Now E-A-T is not a new thing, in fact, it’s been in their guidelines for as long as I can remember but they have put a larger emphasis on E-A-T this year with specific light being shone on the “Expert” element. Essentially they are training their raters on how to validate that the content is written by an expert.
How to Demonstrate Expertise, Authority & Trust?
The guidelines are pretty clear; if you want to rank well, then your content must be trustworthy, authoritative and most importantly, written by an expert. So either become an expert or hire one.
Schema Markup has a huge role to play in this.
Through Schema markup, you have the ability to allow the machine learning based algorithm to understand not just what words are but what they mean. One of the most appropriate schemas for this particular point is author schema.
By utilizing Author schema on articles that are written on your website and syndicated across your channels you can help the crawlers determine the expertise of the author by implementing the “same as” schema markup into your author bio on your website. In so doing you can inform crawlers that the author of, for example, this article is Sean Butler; who is the same Sean Butler of LinkedIn, Facebook, Youtube, Wikipedia etc.
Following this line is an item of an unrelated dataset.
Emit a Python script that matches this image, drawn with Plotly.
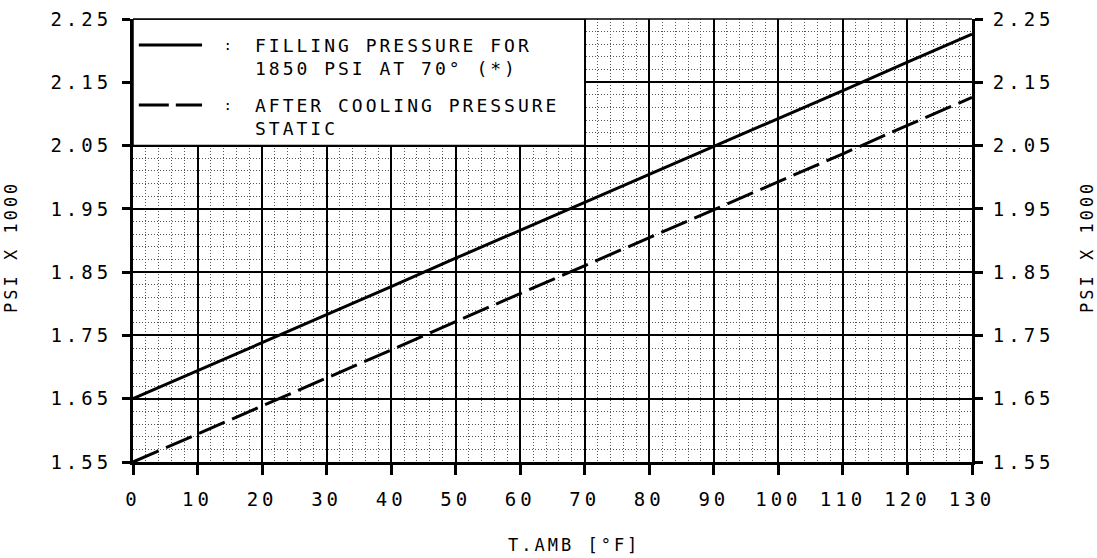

In a not to distant future state, when crawlers understand information connectivity in more advanced levels than they do now, crawlers may seek to understand “expertise” through the available connections of data. They may seek to review my LinkedIn bio content to determine my expertise through various elements such as the “recommendations” section, or “job title” and “experience” sections. Hopefully, they will see that I am in fact someone who has enough credibility to be considered somewhat of an expert on this topic and should, therefore, receive a boost in ranking versus an author of similar content who does not have either the same experience and or the same connectivity of information protocols in place.
In my opinion, LinkedIn is still underutilized versus its peer group as a channel that delivers value and whilst the stats are pretty clear to me that there is a lot of value in the present for B2B marketers and B2C albeit to a lesser extent.
Moreover, the future of semantic search may provide significant additional value compared to the other social networks out there in ways that social channels have never been able to tap into before now. Assisting SEO campaigns to accelerate and amplify your direct intent narratives by being validated as an expert in what you do may be a key future component of the Linkedin value proposition. So don’t neglect to ask your peers for referrals and to keep your profile updated in whatever accomplishments you have made that can support this drive to connect the world’s information.